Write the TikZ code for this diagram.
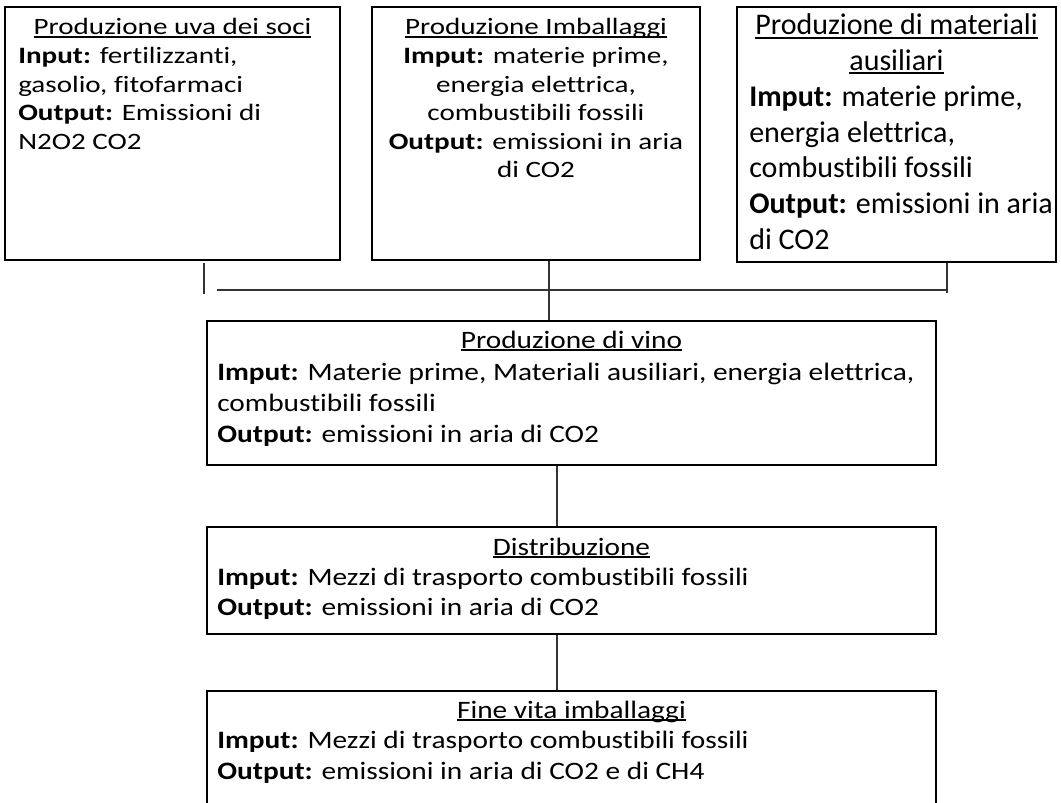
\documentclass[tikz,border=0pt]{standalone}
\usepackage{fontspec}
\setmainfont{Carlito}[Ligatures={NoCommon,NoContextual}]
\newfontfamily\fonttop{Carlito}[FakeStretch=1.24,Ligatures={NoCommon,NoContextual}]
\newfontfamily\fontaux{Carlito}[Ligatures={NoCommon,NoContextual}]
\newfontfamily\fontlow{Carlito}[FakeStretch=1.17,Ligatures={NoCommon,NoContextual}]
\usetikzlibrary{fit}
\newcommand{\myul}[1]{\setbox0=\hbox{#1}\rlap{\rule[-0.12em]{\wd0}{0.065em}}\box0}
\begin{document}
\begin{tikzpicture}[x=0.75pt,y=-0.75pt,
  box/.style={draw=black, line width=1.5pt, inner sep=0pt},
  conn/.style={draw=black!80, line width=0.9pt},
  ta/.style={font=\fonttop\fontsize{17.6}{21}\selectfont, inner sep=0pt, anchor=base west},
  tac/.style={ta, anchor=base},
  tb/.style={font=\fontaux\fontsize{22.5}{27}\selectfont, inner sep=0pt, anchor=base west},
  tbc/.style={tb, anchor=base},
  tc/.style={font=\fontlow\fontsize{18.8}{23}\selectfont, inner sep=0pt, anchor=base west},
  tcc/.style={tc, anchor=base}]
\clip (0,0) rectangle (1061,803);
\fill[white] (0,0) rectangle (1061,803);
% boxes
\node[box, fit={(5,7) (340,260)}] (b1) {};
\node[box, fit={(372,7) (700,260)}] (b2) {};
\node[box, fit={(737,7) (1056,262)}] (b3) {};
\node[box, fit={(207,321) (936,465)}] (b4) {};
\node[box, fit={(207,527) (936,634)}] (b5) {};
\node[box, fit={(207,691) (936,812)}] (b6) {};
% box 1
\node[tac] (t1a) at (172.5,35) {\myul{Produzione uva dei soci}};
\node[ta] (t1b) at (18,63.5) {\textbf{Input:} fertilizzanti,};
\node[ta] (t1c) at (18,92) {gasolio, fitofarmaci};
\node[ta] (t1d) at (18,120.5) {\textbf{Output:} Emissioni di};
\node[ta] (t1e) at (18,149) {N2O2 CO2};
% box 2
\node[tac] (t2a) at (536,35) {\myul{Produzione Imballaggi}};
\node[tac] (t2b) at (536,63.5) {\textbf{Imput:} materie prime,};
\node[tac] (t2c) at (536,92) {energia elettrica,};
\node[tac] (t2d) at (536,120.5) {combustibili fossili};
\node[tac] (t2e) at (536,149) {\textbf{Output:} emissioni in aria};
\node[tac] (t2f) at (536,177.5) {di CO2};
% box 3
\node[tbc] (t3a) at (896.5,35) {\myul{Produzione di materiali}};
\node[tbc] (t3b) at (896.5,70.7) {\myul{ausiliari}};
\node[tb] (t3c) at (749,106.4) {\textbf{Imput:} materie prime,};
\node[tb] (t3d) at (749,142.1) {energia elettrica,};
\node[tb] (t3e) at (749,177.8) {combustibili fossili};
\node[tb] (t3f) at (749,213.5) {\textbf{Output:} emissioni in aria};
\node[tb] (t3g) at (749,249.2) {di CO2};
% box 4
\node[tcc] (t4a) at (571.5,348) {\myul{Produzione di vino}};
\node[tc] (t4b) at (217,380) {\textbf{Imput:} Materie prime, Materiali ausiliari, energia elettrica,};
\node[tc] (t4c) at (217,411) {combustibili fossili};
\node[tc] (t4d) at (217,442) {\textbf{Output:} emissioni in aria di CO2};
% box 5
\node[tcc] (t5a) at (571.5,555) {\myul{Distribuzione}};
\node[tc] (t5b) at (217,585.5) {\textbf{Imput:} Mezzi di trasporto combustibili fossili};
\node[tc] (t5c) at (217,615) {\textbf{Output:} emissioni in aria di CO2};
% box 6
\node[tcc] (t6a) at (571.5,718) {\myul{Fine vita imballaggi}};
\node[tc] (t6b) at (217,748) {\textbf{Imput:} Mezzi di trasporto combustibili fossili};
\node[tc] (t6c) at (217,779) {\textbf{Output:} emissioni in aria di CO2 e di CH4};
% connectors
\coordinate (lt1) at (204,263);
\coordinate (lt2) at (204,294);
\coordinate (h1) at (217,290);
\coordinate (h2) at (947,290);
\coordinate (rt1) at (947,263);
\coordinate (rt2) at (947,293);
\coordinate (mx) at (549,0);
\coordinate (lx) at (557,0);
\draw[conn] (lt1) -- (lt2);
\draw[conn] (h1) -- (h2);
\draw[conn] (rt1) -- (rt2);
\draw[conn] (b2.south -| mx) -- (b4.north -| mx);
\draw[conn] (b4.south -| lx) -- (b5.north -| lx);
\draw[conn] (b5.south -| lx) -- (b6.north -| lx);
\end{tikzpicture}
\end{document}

| Exercise prompt |
Ignore the images and quote every line of the listing exactly.

| Task result |
Write the TikZ code for this diagram.
\documentclass[tikz,border=0pt]{standalone}
\usepackage{fontspec}
\setmainfont{Carlito}[Ligatures={NoCommon,NoContextual}]
\newfontfamily\fonttop{Carlito}[FakeStretch=1.24,Ligatures={NoCommon,NoContextual}]
\newfontfamily\fontaux{Carlito}[Ligatures={NoCommon,NoContextual}]
\newfontfamily\fontlow{Carlito}[FakeStretch=1.17,Ligatures={NoCommon,NoContextual}]
\usetikzlibrary{fit}
\newcommand{\myul}[1]{\setbox0=\hbox{#1}\rlap{\rule[-0.12em]{\wd0}{0.065em}}\box0}
\begin{document}
\begin{tikzpicture}[x=0.75pt,y=-0.75pt,
  box/.style={draw=black, line width=1.5pt, inner sep=0pt},
  conn/.style={draw=black!80, line width=0.9pt},
  ta/.style={font=\fonttop\fontsize{17.6}{21}\selectfont, inner sep=0pt, anchor=base west},
  tac/.style={ta, anchor=base},
  tb/.style={font=\fontaux\fontsize{22.5}{27}\selectfont, inner sep=0pt, anchor=base west},
  tbc/.style={tb, anchor=base},
  tc/.style={font=\fontlow\fontsize{18.8}{23}\selectfont, inner sep=0pt, anchor=base west},
  tcc/.style={tc, anchor=base}]
\clip (0,0) rectangle (1061,803);
\fill[white] (0,0) rectangle (1061,803);
% boxes
\node[box, fit={(5,7) (340,260)}] (b1) {};
\node[box, fit={(372,7) (700,260)}] (b2) {};
\node[box, fit={(737,7) (1056,262)}] (b3) {};
\node[box, fit={(207,321) (936,465)}] (b4) {};
\node[box, fit={(207,527) (936,634)}] (b5) {};
\node[box, fit={(207,691) (936,812)}] (b6) {};
% box 1
\node[tac] (t1a) at (172.5,35) {\myul{Produzione uva dei soci}};
\node[ta] (t1b) at (18,63.5) {\textbf{Input:} fertilizzanti,};
\node[ta] (t1c) at (18,92) {gasolio, fitofarmaci};
\node[ta] (t1d) at (18,120.5) {\textbf{Output:} Emissioni di};
\node[ta] (t1e) at (18,149) {N2O2 CO2};
% box 2
\node[tac] (t2a) at (536,35) {\myul{Produzione Imballaggi}};
\node[tac] (t2b) at (536,63.5) {\textbf{Imput:} materie prime,};
\node[tac] (t2c) at (536,92) {energia elettrica,};
\node[tac] (t2d) at (536,120.5) {combustibili fossili};
\node[tac] (t2e) at (536,149) {\textbf{Output:} emissioni in aria};
\node[tac] (t2f) at (536,177.5) {di CO2};
% box 3
\node[tbc] (t3a) at (896.5,35) {\myul{Produzione di materiali}};
\node[tbc] (t3b) at (896.5,70.7) {\myul{ausiliari}};
\node[tb] (t3c) at (749,106.4) {\textbf{Imput:} materie prime,};
\node[tb] (t3d) at (749,142.1) {energia elettrica,};
\node[tb] (t3e) at (749,177.8) {combustibili fossili};
\node[tb] (t3f) at (749,213.5) {\textbf{Output:} emissioni in aria};
\node[tb] (t3g) at (749,249.2) {di CO2};
% box 4
\node[tcc] (t4a) at (571.5,348) {\myul{Produzione di vino}};
\node[tc] (t4b) at (217,380) {\textbf{Imput:} Materie prime, Materiali ausiliari, energia elettrica,};
\node[tc] (t4c) at (217,411) {combustibili fossili};
\node[tc] (t4d) at (217,442) {\textbf{Output:} emissioni in aria di CO2};
% box 5
\node[tcc] (t5a) at (571.5,555) {\myul{Distribuzione}};
\node[tc] (t5b) at (217,585.5) {\textbf{Imput:} Mezzi di trasporto combustibili fossili};
\node[tc] (t5c) at (217,615) {\textbf{Output:} emissioni in aria di CO2};
% box 6
\node[tcc] (t6a) at (571.5,718) {\myul{Fine vita imballaggi}};
\node[tc] (t6b) at (217,748) {\textbf{Imput:} Mezzi di trasporto combustibili fossili};
\node[tc] (t6c) at (217,779) {\textbf{Output:} emissioni in aria di CO2 e di CH4};
% connectors
\coordinate (lt1) at (204,263);
\coordinate (lt2) at (204,294);
\coordinate (h1) at (217,290);
\coordinate (h2) at (947,290);
\coordinate (rt1) at (947,263);
\coordinate (rt2) at (947,293);
\coordinate (mx) at (549,0);
\coordinate (lx) at (557,0);
\draw[conn] (lt1) -- (lt2);
\draw[conn] (h1) -- (h2);
\draw[conn] (rt1) -- (rt2);
\draw[conn] (b2.south -| mx) -- (b4.north -| mx);
\draw[conn] (b4.south -| lx) -- (b5.north -| lx);
\draw[conn] (b5.south -| lx) -- (b6.north -| lx);
\end{tikzpicture}
\end{document}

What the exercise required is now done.